=== Provided data ===
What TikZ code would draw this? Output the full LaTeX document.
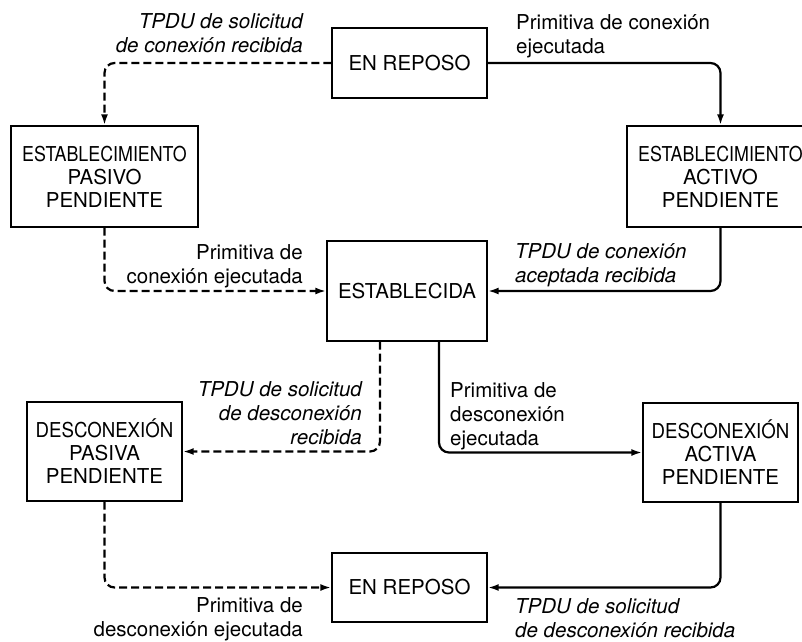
\documentclass[tikz,border=0pt]{standalone}
\usepackage{fontspec}
\setmainfont{TeX Gyre Heros}
\usetikzlibrary{arrows.meta,calc}
\begin{document}
\begin{tikzpicture}[x=1pt,y=-1pt,
  box/.style={draw, line width=1.4pt, inner sep=0pt, align=center, font=\fontsize{20.5}{23}\selectfont},
  lbl/.style={inner sep=0pt, font=\fontsize{20.5}{24}\selectfont},
  ilbl/.style={lbl, font=\fontsize{20.5}{24}\selectfont\itshape},
  solidarrow/.style={line width=2.2pt, rounded corners=10pt, -{Latex[length=11pt,width=7pt]}},
  dasharrow/.style={solidarrow, dash pattern=on 8pt off 4pt}]
\useasboundingbox (0,0) rectangle (802,641);
\fill[white] (0,0) rectangle (802,641);
% states
\node[box, minimum width=155pt, minimum height=70pt] (top) at (409.5,63) {EN REPOSO};
\node[box, minimum width=187pt, minimum height=101pt] (pas) at (104.5,176.5) {\scalebox{0.87}[1]{ESTABLECIMIENTO}\\PASIVO\\PENDIENTE};
\node[box, minimum width=187pt, minimum height=101pt] (act) at (720.5,176.5) {\scalebox{0.87}[1]{ESTABLECIMIENTO}\\ACTIVO\\PENDIENTE};
\node[box, minimum width=160pt, minimum height=100pt] (est) at (407,291) {ESTABLECIDA};
\node[box, minimum width=155pt, minimum height=99pt] (dpas) at (104.5,451.5) {\scalebox{0.91}[1]{DESCONEXIÓN}\\PASIVA\\PENDIENTE};
\node[box, minimum width=155pt, minimum height=99pt] (dact) at (720.5,452.5) {\scalebox{0.91}[1]{DESCONEXIÓN}\\ACTIVA\\PENDIENTE};
\node[box, minimum width=155pt, minimum height=69pt] (bot) at (409.5,587.5) {EN REPOSO};
% connectors
\coordinate (e1) at ($(est.south)+(-27,0)$);
\coordinate (e2) at ($(est.south)+(32,0)$);
\draw[dasharrow] (top.west) -| (pas.north);
\draw[solidarrow] (top.east) -| (act.north);
\draw[dasharrow] (pas.south) |- (est.west);
\draw[solidarrow] (act.south) |- (est.east);
\draw[dasharrow] (e1) |- (dpas.east);
\draw[solidarrow] (e2) |- (dact.west);
\draw[dasharrow] (dpas.south) |- (bot.west);
\draw[solidarrow] (dact.south) |- (bot.east);
% labels
\node[ilbl, anchor=north east, align=right] (l1) at (303,13) {TPDU de solicitud\\de conexión recibida};
\node[lbl, anchor=north west, align=left] (l2) at (516,14) {Primitiva de conexión\\ejecutada};
\node[lbl, anchor=north east, align=right] (l3) at (303,244) {Primitiva de\\conexión ejecutada};
\node[ilbl, anchor=north west, align=left] (l4) at (515,243) {TPDU de conexión\\aceptada recibida};
\node[ilbl, anchor=north east, align=right] (l5) at (362,381) {TPDU de solicitud\\de desconexión\\recibida};
\node[lbl, anchor=north west, align=left] (l6) at (450,382) {Primitiva de\\desconexión\\ejecutada};
\node[lbl, anchor=north east, align=right] (l7) at (303,597) {Primitiva de\\desconexión ejecutada};
\node[ilbl, anchor=north west, align=left] (l8) at (515,598) {TPDU de solicitud\\de desconexión recibida};
\end{tikzpicture}
\end{document}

=== What is being asked ===
Your task is to reproduce all of the material exactly. The pictures stay out.

=== Answer for the task ===
What TikZ code would draw this? Output the full LaTeX document.
\documentclass[tikz,border=0pt]{standalone}
\usepackage{fontspec}
\setmainfont{TeX Gyre Heros}
\usetikzlibrary{arrows.meta,calc}
\begin{document}
\begin{tikzpicture}[x=1pt,y=-1pt,
  box/.style={draw, line width=1.4pt, inner sep=0pt, align=center, font=\fontsize{20.5}{23}\selectfont},
  lbl/.style={inner sep=0pt, font=\fontsize{20.5}{24}\selectfont},
  ilbl/.style={lbl, font=\fontsize{20.5}{24}\selectfont\itshape},
  solidarrow/.style={line width=2.2pt, rounded corners=10pt, -{Latex[length=11pt,width=7pt]}},
  dasharrow/.style={solidarrow, dash pattern=on 8pt off 4pt}]
\useasboundingbox (0,0) rectangle (802,641);
\fill[white] (0,0) rectangle (802,641);
% states
\node[box, minimum width=155pt, minimum height=70pt] (top) at (409.5,63) {EN REPOSO};
\node[box, minimum width=187pt, minimum height=101pt] (pas) at (104.5,176.5) {\scalebox{0.87}[1]{ESTABLECIMIENTO}\\PASIVO\\PENDIENTE};
\node[box, minimum width=187pt, minimum height=101pt] (act) at (720.5,176.5) {\scalebox{0.87}[1]{ESTABLECIMIENTO}\\ACTIVO\\PENDIENTE};
\node[box, minimum width=160pt, minimum height=100pt] (est) at (407,291) {ESTABLECIDA};
\node[box, minimum width=155pt, minimum height=99pt] (dpas) at (104.5,451.5) {\scalebox{0.91}[1]{DESCONEXIÓN}\\PASIVA\\PENDIENTE};
\node[box, minimum width=155pt, minimum height=99pt] (dact) at (720.5,452.5) {\scalebox{0.91}[1]{DESCONEXIÓN}\\ACTIVA\\PENDIENTE};
\node[box, minimum width=155pt, minimum height=69pt] (bot) at (409.5,587.5) {EN REPOSO};
% connectors
\coordinate (e1) at ($(est.south)+(-27,0)$);
\coordinate (e2) at ($(est.south)+(32,0)$);
\draw[dasharrow] (top.west) -| (pas.north);
\draw[solidarrow] (top.east) -| (act.north);
\draw[dasharrow] (pas.south) |- (est.west);
\draw[solidarrow] (act.south) |- (est.east);
\draw[dasharrow] (e1) |- (dpas.east);
\draw[solidarrow] (e2) |- (dact.west);
\draw[dasharrow] (dpas.south) |- (bot.west);
\draw[solidarrow] (dact.south) |- (bot.east);
% labels
\node[ilbl, anchor=north east, align=right] (l1) at (303,13) {TPDU de solicitud\\de conexión recibida};
\node[lbl, anchor=north west, align=left] (l2) at (516,14) {Primitiva de conexión\\ejecutada};
\node[lbl, anchor=north east, align=right] (l3) at (303,244) {Primitiva de\\conexión ejecutada};
\node[ilbl, anchor=north west, align=left] (l4) at (515,243) {TPDU de conexión\\aceptada recibida};
\node[ilbl, anchor=north east, align=right] (l5) at (362,381) {TPDU de solicitud\\de desconexión\\recibida};
\node[lbl, anchor=north west, align=left] (l6) at (450,382) {Primitiva de\\desconexión\\ejecutada};
\node[lbl, anchor=north east, align=right] (l7) at (303,597) {Primitiva de\\desconexión ejecutada};
\node[ilbl, anchor=north west, align=left] (l8) at (515,598) {TPDU de solicitud\\de desconexión recibida};
\end{tikzpicture}
\end{document}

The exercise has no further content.